For those of you who already understand the title this post is for you…
TTC is short for Trying To Conceive, it means you are actively trying to have a baby (bow chicka wow wow). When I was TTC my second child I went on all the blogs, websites and apps to read up what people had to say. I wasn’t asking for advice so much as I had just wanted to hear other people’s stories. How long it took from the time they started, what their symptoms were, things of that nature. When my daughter was napping I would take a “break” and do some research. Granted that wasn’t always the best idea but it was enlightening none the less. Some of the stories I read were insane while others were perfect with how smooth everything went, like those lucky enough to conceive on the first try.
My husband and I weren’t actively trying to get pregnant with our oldest, but it took two years being off of birth control (my body does not like that stuff one bit). We did the whole “not trying but not preventing” approach. When we were ready for our second child though it was game on! Sure it can be fun for a while, but stress and disappointment set in when month after month nothing happens. I made sure that everything was done so I could attempt pin point the “prime time”. It took a little over six months of actively trying the second time around to conceive our son.
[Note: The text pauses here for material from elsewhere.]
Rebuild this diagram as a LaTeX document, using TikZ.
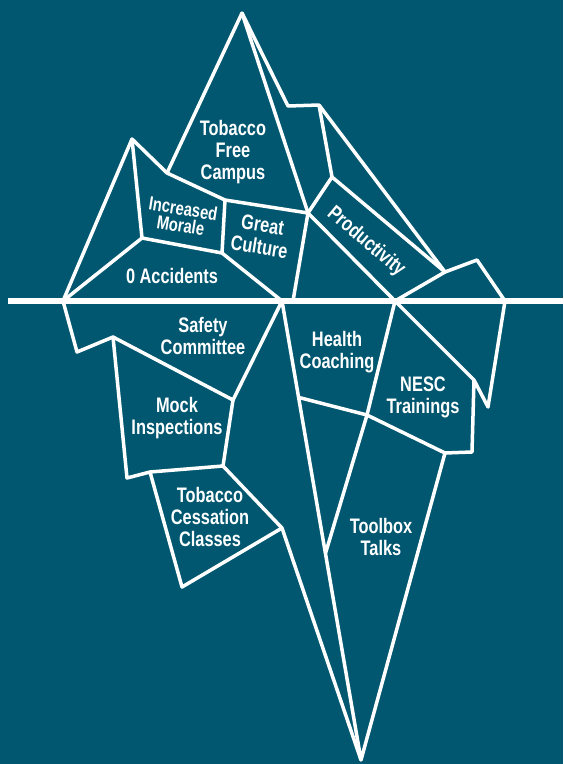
\documentclass[tikz,border=0pt]{standalone}
\usepackage{fontspec}
\newfontfamily\icefont{Liberation Sans}[FakeStretch=0.78]
\usetikzlibrary{calc}
\definecolor{seablue}{RGB}{0,87,111}
\tikzset{
  berg/.style={draw=white, line width=3.5pt, line join=round},
  water/.style={draw=white, line width=5.5pt},
  tag/.style={text=white, align=center, inner sep=0pt,
    font=\icefont\bfseries\fontsize{21}{22}\selectfont},
  smalltag/.style={tag, font=\icefont\bfseries\fontsize{19}{17}\selectfont}
}

\begin{document}
\begin{tikzpicture}[x=1pt,y=-1pt]
  \fill[seablue] (0,0) rectangle (563,764);
  \useasboundingbox (0,0) rectangle (563,764);
  % tip of the iceberg
  \coordinate (pk) at (242,13);
  \coordinate (lp) at (132,139);
  \coordinate (lw) at (63,301);
  \coordinate (n1) at (167,173);
  \coordinate (n2) at (225,200);
  \coordinate (n3) at (308,213);
  \coordinate (m1) at (142,238);
  \coordinate (m2) at (222,253);
  \coordinate (w1) at (282,301);
  \coordinate (wg) at (293,301);
  \coordinate (s1) at (288,106);
  \coordinate (s2) at (319,105);
  \coordinate (s3) at (332,177);
  \coordinate (s4) at (445,272);
  \coordinate (rp) at (477,260);
  \coordinate (w2) at (395,301);
  \coordinate (w3) at (505,301);
  % under the water
  \coordinate (u1) at (77,352);
  \coordinate (u2) at (113,337);
  \coordinate (u3) at (127,478);
  \coordinate (u4) at (150,472);
  \coordinate (u5) at (182,587);
  \coordinate (u6) at (282,528);
  \coordinate (sc) at (233,400);
  \coordinate (mi) at (223,466);
  \coordinate (tip) at (361,760);
  \coordinate (hc) at ($(w1)!0.21!(tip)$);
  \coordinate (h1) at (367,415);
  \coordinate (h2) at ($(w1)!0.55!(tip)$);
  \coordinate (nt) at (445,453);
  \coordinate (r1) at (472,452);
  \coordinate (r2) at (474,380);
  \coordinate (r3) at (488,407);

  \draw[berg] (lw) -- (lp) -- (n1) -- (n2) -- (n3) -- (wg);
  \draw[berg] (n1) -- (pk) -- (n3);
  \draw[berg] (lp) -- (m1) -- (m2) -- (n2);
  \draw[berg] (lw) -- (m1);
  \draw[berg] (m2) -- (w1);
  \draw[berg] (pk) -- (s1) -- (s2) -- (s4) -- (rp) -- (w3);
  \draw[berg] (s2) -- (s3) -- (s4) -- (w2) -- (n3) -- (s3);

  \draw[berg] (lw) -- (u1) -- (u2) -- (u3) -- (u4) -- (u5) -- (u6) -- (tip);
  \draw[berg] (u2) -- (sc) -- (w1) -- (tip) -- (nt) -- (r1) -- (r2) -- (r3) -- (w3);
  \draw[berg] (sc) -- (mi) -- (u4);
  \draw[berg] (mi) -- (u6);
  \draw[berg] (w2) -- (h1) -- (h2);
  \draw[berg] (hc) -- (h1) -- (nt);
  \draw[berg] (w2) -- (r2);

  \draw[water] (8,301) -- (563,301);

  \node[tag] (tfc) at (233,152) {Tobacco\\Free\\Campus};
  \node[smalltag, rotate=-9] (morale) at (182,217) {Increased\\Morale};
  \node[tag, rotate=-9] (culture) at (261,236) {Great\\Culture};
  \node[tag] (accidents) at (172,276) {0 Accidents};
  \node[tag, rotate=-40] (prod) at (366,242) {Productivity};
  \node[tag] (safety) at (203,336) {Safety\\Committee};
  \node[tag] (mock) at (177,418) {Mock\\Inspections};
  \node[tag] (cessation) at (210,517) {Tobacco\\Cessation\\Classes};
  \node[tag] (health) at (337,352) {Health\\Coaching};
  \node[tag] (nesc) at (423,397) {NESC\\Trainings};
  \node[tag] (toolbox) at (381,537) {Toolbox\\Talks};
\end{tikzpicture}
\end{document}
During that time though when TTC I learned a lot about my own body and how it functions. I mean we all know the basics but how much do you actually know about your cycles and what certain things mean? Did you know that your cervical mucus changes throughout your cycle in accordance to how fertile you are? Cause I didn’t. Did you know your cervix changes as well? Nope, I hadn’t known that either! How about that your temperature increases slightly when you are ovulating? Color me surprised! There was an astonishing amount of information out there that I didn’t know about my own body!
I am incredibly in tune with my body and what it needs but every little twinge or ache I was like oh this has to be it! The TTW (two week wait) comes, I pee on a stick and it is basically like, “Nope sorry, try again next month.” The two week wait is the time from when you ovulate to the time that you can take a pregnancy test. At that time the test will be able to catch the trace amounts of the pregnancy hormone hCG in your urine; and it is the longest two weeks of your life. You will literally be watching the clock seeing if it is time to test yet, then you remember you need to stay calm and relaxed because stress doesn’t help anything; it is complete torture.
In all my reading what they didn’t mention was the jealousy that hits you; it feels as though everyone around you is pregnant and you aren’t. It is an awful feeling. Don’t get me wrong you are incredibly happy for those that are pregnant but at the same time you feel, “why can’t that be me?” Every time that I tested there was a glimmer of hope that this would be the month it happened, and every time that it wasn’t it hurt. The first three months when nothing happened it was alright but after month three that’s when disappointment and stress reared its ugly head. Wondering if maybe the timing was off, maybe my hormones were still wonky from having breastfed my first child, would it ever happen again and when plagued my thoughts. Thankfully though around the time the sixth month rolled around my body finally decided it was ready for another baby adventure. Trying to conceive can be an incredibly trying period for anyone, please don’t lose faith. For those that are on that journey in their lives, baby dust to you.